Data entries:
___

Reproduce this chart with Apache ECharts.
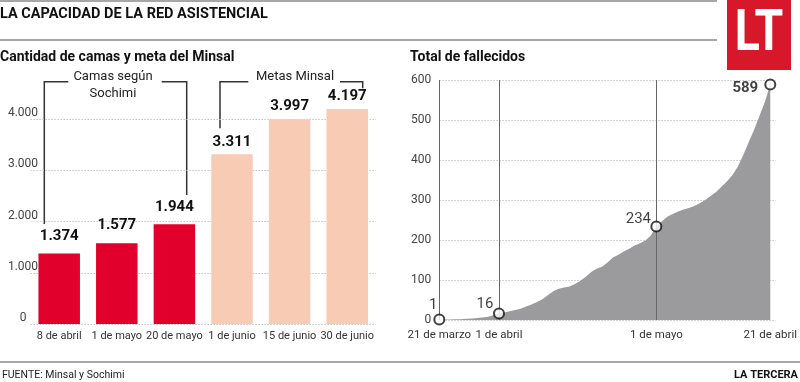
<!DOCTYPE html>
<html>
<head>
<meta charset="utf-8">
<script src="https://cdn.jsdelivr.net/npm/echarts@6/dist/echarts.min.js"></script>
<style>
html,body{margin:0;padding:0;background:#fff;}
#chart{width:800px;height:382px;}
</style>
</head>
<body>
<div id="chart"></div>
<script>
// ---- Data ----
var bedCategories = ['8 de abril', '1 de mayo', '20 de mayo', '1 de junio', '15 de junio', '30 de junio'];
var sochimiBeds = [1374, 1577, 1944];          // Camas según Sochimi
var minsalGoals = [3311, 3997, 4197];          // Metas Minsal
var bedTicks = [0, 1000, 2000, 3000, 4000];

var deathDays = [0,1,2,3,4,5,6,7,8,9,10,11,12,13,14,15,16,17,18,19,20,21,22,23,24,25,26,27,28,29,30,
  31,32,33,34,35,36,37,38,39,40,41,42,43,44,45,46,47,48,49,50,51,52,53,54,55,56,57,58,59,60,61];
var deaths = [1,1,1,2,2,3,4,5,6,8,12,16,19,22,25,28,34,39,45,52,62,72,78,81,84,90,98,108,120,128,133,
  144,156,163,171,178,186,192,199,212,234,246,258,265,271,276,280,285,292,300,310,320,333,346,362,383,412,444,475,510,545,589];
var keyDays = [0, 11, 40, 61];
var keyDeaths = [1, 16, 234, 589];
var dayLabels = {0: '21 de marzo', 11: '1 de abril', 40: '1 de mayo', 61: '21 de abril'};
var deathTicks = [0, 100, 200, 300, 400, 500, 600];

// ---- Build ----
var FONT = 'Roboto, "Noto Sans", sans-serif';
function fmtThousands(v){ return String(v).replace(/\B(?=(\d{3})+(?!\d))/g, '.'); }
var sochimiData = bedCategories.map(function(c,i){ return i < sochimiBeds.length ? sochimiBeds[i] : null; });
var minsalData = bedCategories.map(function(c,i){ var j = i - sochimiBeds.length; return j >= 0 ? minsalGoals[j] : null; });
var areaData = deathDays.map(function(d,i){ return [d, deaths[i]]; });
var keyLabelStyle = [
  {offset:[-6,-14], fontWeight:'normal'},
  {offset:[-14,-9], fontWeight:'normal'},
  {offset:[-18,-7], fontWeight:'normal'},
  {offset:[-25,4], fontWeight:'bold'}
];
var keyData = keyDays.map(function(d,i){
  return {value:[d, keyDeaths[i]], label:{offset:keyLabelStyle[i].offset, fontWeight:keyLabelStyle[i].fontWeight}};
});

var gridLine = {show:true, lineStyle:{color:'#c4c4c4', type:[1.5,1.5], width:1}};
var darkLine = '#333';

var chart = echarts.init(document.getElementById('chart'), null, {renderer:'canvas'});
chart.setOption({
  animation:false,
  textStyle:{fontFamily:FONT},
  grid:[
    {left:30.4, top:119, width:345.6, height:205},
    {left:439.3, top:80, width:336.7, height:240}
  ],
  xAxis:[
    {gridIndex:0, type:'category', data:bedCategories,
     axisLine:{show:false}, axisTick:{show:false},
     axisLabel:{interval:0, fontSize:11, color:'#333', margin:7, fontFamily:FONT}},
    {gridIndex:1, type:'value', min:0, max:62,
     axisLine:{show:false}, axisTick:{show:false}, splitLine:{show:false},
     axisLabel:{customValues:keyDays, fontSize:11.5, color:'#333', margin:9, fontFamily:FONT,
       formatter:function(v){ return dayLabels[v] || ''; }}}
  ],
  yAxis:[
    {gridIndex:0, type:'value', min:bedTicks[0], max:bedTicks[bedTicks.length-1], interval:1000,
     axisLine:{show:false}, axisTick:{show:false}, splitLine:gridLine,
     axisLabel:{fontSize:12, color:'#444', margin:7.4, verticalAlign:'bottom', align:'center',
       backgroundColor:'#fff', padding:[0,2,0,2], fontFamily:FONT,
       formatter:function(v){ return fmtThousands(v); }}},
    {gridIndex:1, type:'value', min:deathTicks[0], max:deathTicks[deathTicks.length-1], interval:100,
     axisLine:{show:false}, axisTick:{show:false}, splitLine:gridLine,
     axisLabel:{fontSize:12, color:'#444', margin:8, fontFamily:FONT}}
  ],
  series:[
    {type:'bar', xAxisIndex:0, yAxisIndex:0, data:sochimiData, barWidth:41.5, barGap:'-100%', clip:false,
     itemStyle:{color:'#e1002b'},
     label:{show:true, position:'top', distance:10, fontSize:15, fontWeight:'bold', color:'#111', fontFamily:FONT,
       formatter:function(p){ return fmtThousands(p.value); }}},
    {type:'bar', xAxisIndex:0, yAxisIndex:0, data:minsalData, barWidth:41.5, barGap:'-100%', clip:false,
     itemStyle:{color:'#f8cbb5'},
     label:{show:true, position:'top', distance:5, fontSize:15, fontWeight:'bold', color:'#111', fontFamily:FONT,
       formatter:function(p){ return fmtThousands(p.value); }}},
    {type:'line', xAxisIndex:1, yAxisIndex:1, data:areaData, showSymbol:false, symbol:'none',
     lineStyle:{width:0}, areaStyle:{color:'#9b9b9d', opacity:1}, z:2,
     markLine:{silent:true, symbol:'none', label:{show:false},
       lineStyle:{color:'#666', width:1, type:'solid'},
       data:[{xAxis:keyDays[0]},{xAxis:keyDays[1]},{xAxis:keyDays[2]}]}},
    {type:'scatter', xAxisIndex:1, yAxisIndex:1, data:keyData, symbol:'circle', symbolSize:10, z:5,
     itemStyle:{color:'#fff', borderColor:'#111', borderWidth:2},
     label:{show:true, position:'inside', align:'center', verticalAlign:'middle', fontSize:15, color:'#111', fontFamily:FONT,
       formatter:function(p){ return String(p.value[1]); }}}
  ],
  graphic:[
    {type:'line', shape:{x1:0,y1:1,x2:717,y2:1}, style:{stroke:'#8a8a8a', lineWidth:1.5}},
    {type:'line', shape:{x1:0,y1:40,x2:717,y2:40}, style:{stroke:'#8a8a8a', lineWidth:1.5}},
    {type:'text', left:0, top:7, style:{text:'LA CAPACIDAD DE LA RED ASISTENCIAL', font:'bold 14.5px '+FONT, fill:'#111'}},
    {type:'rect', shape:{x:727, y:0, width:64, height:70}, style:{fill:'#d7182a'}, z:10},
    {type:'text', x:759, y:35, scaleX:0.8, scaleY:1, z:11,
     style:{text:'LT', font:'bold 58px '+FONT, fill:'#fff', align:'center', verticalAlign:'middle'}},
    {type:'text', x:0, y:57, style:{text:'Cantidad de camas y meta del Minsal', font:'bold 14px '+FONT, fill:'#111', verticalAlign:'middle'}},
    {type:'text', x:410, y:57, style:{text:'Total de fallecidos', font:'bold 14px '+FONT, fill:'#111', verticalAlign:'middle'}},
    // annotation brackets
    {type:'polyline', shape:{points:[[44.3,224],[44.3,81.7],[68.3,81.7]]}, style:{stroke:darkLine, lineWidth:1.5, fill:null}},
    {type:'polyline', shape:{points:[[161.7,81.7],[186.7,81.7],[186.7,195]]}, style:{stroke:darkLine, lineWidth:1.5, fill:null}},
    {type:'text', x:113, y:77, style:{text:'Camas según', font:'13px '+FONT, fill:'#222', align:'center', verticalAlign:'middle'}},
    {type:'text', x:113, y:94, style:{text:'Sochimi', font:'13px '+FONT, fill:'#222', align:'center', verticalAlign:'middle'}},
    {type:'polyline', shape:{points:[[220,128.3],[220,81.7],[248.3,81.7]]}, style:{stroke:darkLine, lineWidth:1.5, fill:null}},
    {type:'polyline', shape:{points:[[340,81.7],[362.7,81.7],[362.7,88.3]]}, style:{stroke:darkLine, lineWidth:1.5, fill:null}},
    {type:'text', x:295, y:77, style:{text:'Metas Minsal', font:'13px '+FONT, fill:'#222', align:'center', verticalAlign:'middle'}},
    // footer
    {type:'line', shape:{x1:0,y1:362,x2:800,y2:362}, style:{stroke:'#8a8a8a', lineWidth:1.5}},
    {type:'text', x:2, y:375, style:{text:'FUENTE: Minsal y Sochimi', font:'10.5px '+FONT, fill:'#222', verticalAlign:'middle'}},
    {type:'text', x:798, y:375, style:{text:'LA TERCERA', font:'bold 11px '+FONT, fill:'#111', align:'right', verticalAlign:'middle'}}
  ]
});
</script>
</body>
</html>
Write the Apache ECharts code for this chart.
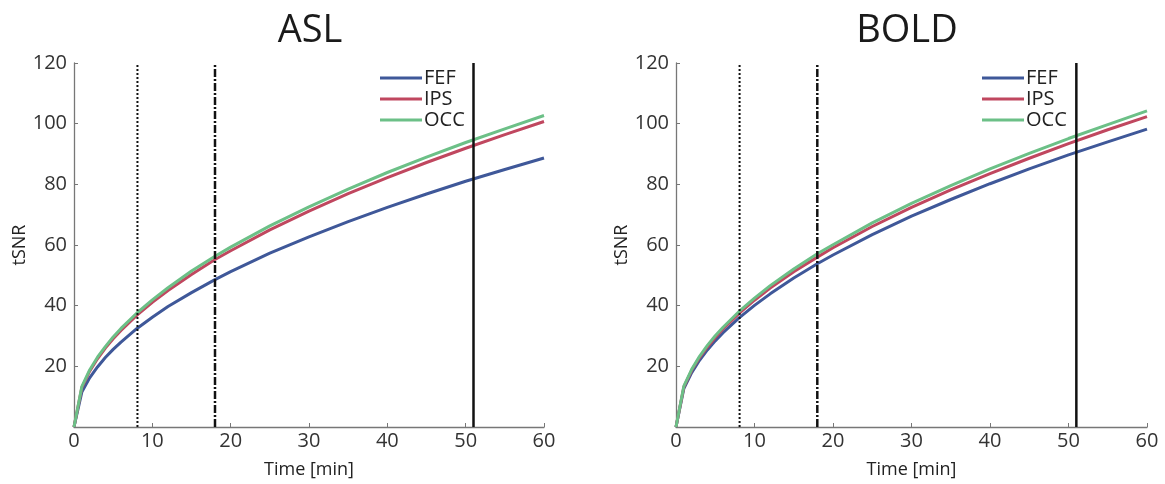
<!DOCTYPE html>
<html>
<head>
<meta charset="utf-8">
<script src="https://cdn.jsdelivr.net/npm/echarts@6/dist/echarts.min.js"></script>
<style>
  html, body { margin: 0; padding: 0; background: #fff; }
  #chart { width: 1165px; height: 484px; }
</style>
</head>
<body>
<div id="chart"></div>
<script>
// time points (min)
var times = [0, 1, 2, 3, 4, 5, 6, 8, 10, 12, 15, 18, 20, 25, 30, 35, 40, 45, 50, 55, 60];

// ASL tSNR
var aslFEF = [0, 11.5, 16.2, 19.8, 22.9, 25.6, 28.0, 32.4, 36.2, 39.7, 44.3, 48.6, 51.2, 57.3, 62.7, 67.7, 72.4, 76.8, 81.0, 84.9, 88.7];
var aslIPS = [0, 13.0, 18.4, 22.5, 26.0, 29.1, 31.8, 36.8, 41.1, 45.0, 50.3, 55.2, 58.1, 65.0, 71.2, 76.9, 82.2, 87.2, 91.9, 96.4, 100.7];
var aslOCC = [0, 13.3, 18.8, 23.0, 26.5, 29.7, 32.5, 37.5, 41.9, 45.9, 51.4, 56.3, 59.3, 66.3, 72.6, 78.4, 83.9, 89.0, 93.8, 98.3, 102.7];

// BOLD tSNR
var boldFEF = [0, 12.7, 17.9, 22.0, 25.4, 28.4, 31.1, 35.9, 40.1, 43.9, 49.1, 53.8, 56.7, 63.4, 69.5, 75.0, 80.2, 85.1, 89.7, 94.0, 98.2];
var boldIPS = [0, 13.2, 18.7, 22.9, 26.4, 29.5, 32.4, 37.4, 41.8, 45.8, 51.2, 56.0, 59.1, 66.1, 72.4, 78.2, 83.5, 88.6, 93.4, 98.0, 102.3];
var boldOCC = [0, 13.5, 19.0, 23.3, 26.9, 30.1, 32.9, 38.0, 42.5, 46.6, 52.1, 57.1, 60.1, 67.3, 73.7, 79.6, 85.1, 90.2, 95.1, 99.7, 104.2];

// vertical marker lines (min)
var markTimes = [8.1, 18, 51];

var regions = ['FEF', 'IPS', 'OCC'];
var colors = ['#3f5899', '#c0475f', '#6cc087'];
var panels = ['ASL', 'BOLD'];

var FONT = 'Open Sans';
var chart = echarts.init(document.getElementById('chart'));

function pairs(ys) {
  return times.map(function (t, i) { return [t, ys[i]]; });
}

var grids = [
  { left: 74, top: 63, width: 470, height: 370 },
  { left: 676, top: 63, width: 471, height: 370 }
];
var titleX = [305, 902];

var xAxes = [], yAxes = [], series = [], titles = [], legends = [];
var panelData = [[aslFEF, aslIPS, aslOCC], [boldFEF, boldIPS, boldOCC]];
var markStyles = [
  { type: [2, 2], width: 2 },
  { type: [8, 2, 2, 2], width: 2.5 },
  { type: 'solid', width: 2.5 }
];

grids.forEach(function (g, gi) {
  xAxes.push({
    type: 'value', gridIndex: gi, min: 0, max: 60, interval: 10,
    name: 'Time [min]', nameLocation: 'middle', nameGap: 34,
    nameTextStyle: { fontFamily: FONT, fontSize: 18, color: '#222' },
    axisLine: { lineStyle: { color: '#777', width: 1.3 } },
    axisTick: { inside: true, length: 4, lineStyle: { color: '#777' } },
    axisLabel: { fontFamily: FONT, fontSize: 20, color: '#333', margin: 4 },
    splitLine: { show: false }
  });
  yAxes.push({
    type: 'value', gridIndex: gi, min: 0, max: 120, interval: 20,
    name: 'tSNR', nameLocation: 'middle', nameGap: 37,
    nameTextStyle: { fontFamily: FONT, fontSize: 18, color: '#222' },
    axisLine: { show: true, lineStyle: { color: '#777', width: 1.3 } },
    axisTick: { show: true, inside: true, length: 4, lineStyle: { color: '#777' } },
    axisLabel: { fontFamily: FONT, fontSize: 20, color: '#333', margin: 7, showMinLabel: false },
    splitLine: { show: false }
  });
  titles.push({
    text: panels[gi], left: titleX[gi], top: 7, textAlign: 'center',
    textStyle: { fontFamily: FONT, fontSize: 38, fontWeight: 'normal', color: '#1a1a1a' }
  });
  legends.push({
    orient: 'vertical', left: g.left + 306, top: 68, padding: 0, itemGap: 1,
    icon: 'rect', itemWidth: 42, itemHeight: 3,
    data: regions,
    selectedMode: false,
    textStyle: { fontFamily: FONT, fontSize: 20, color: '#222', lineHeight: 20, padding: [0, 0, 0, -3] }
  });
  regions.forEach(function (r, ri) {
    series.push({
      name: r, type: 'line', xAxisIndex: gi, yAxisIndex: gi,
      data: pairs(panelData[gi][ri]),
      showSymbol: false, smooth: false,
      lineStyle: { color: colors[ri], width: 3 },
      itemStyle: { color: colors[ri] },
      z: 2
    });
  });
  markTimes.forEach(function (t, mi) {
    series.push({
      name: 'mark' + mi, type: 'line', xAxisIndex: gi, yAxisIndex: gi,
      data: [[t, 0], [t, 120]],
      showSymbol: false, silent: true,
      lineStyle: { color: '#111', width: markStyles[mi].width, type: markStyles[mi].type },
      z: 3
    });
  });
});

chart.setOption({
  animation: false,
  backgroundColor: '#fff',
  title: titles,
  legend: legends,
  grid: grids,
  xAxis: xAxes,
  yAxis: yAxes,
  series: series
});
</script>
</body>
</html>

___

--- Direction ---
Look above for the line with "Write the Apache ECharts code for this chart." and the line with "50, 55, 60];"; set down those two lines and all lines between them exactly, without pictures and without anything else.

--- Task result ---
Write the Apache ECharts code for this chart.
<!DOCTYPE html>
<html>
<head>
<meta charset="utf-8">
<script src="https://cdn.jsdelivr.net/npm/echarts@6/dist/echarts.min.js"></script>
<style>
  html, body { margin: 0; padding: 0; background: #fff; }
  #chart { width: 1165px; height: 484px; }
</style>
</head>
<body>
<div id="chart"></div>
<script>
// time points (min)
var times = [0, 1, 2, 3, 4, 5, 6, 8, 10, 12, 15, 18, 20, 25, 30, 35, 40, 45, 50, 55, 60];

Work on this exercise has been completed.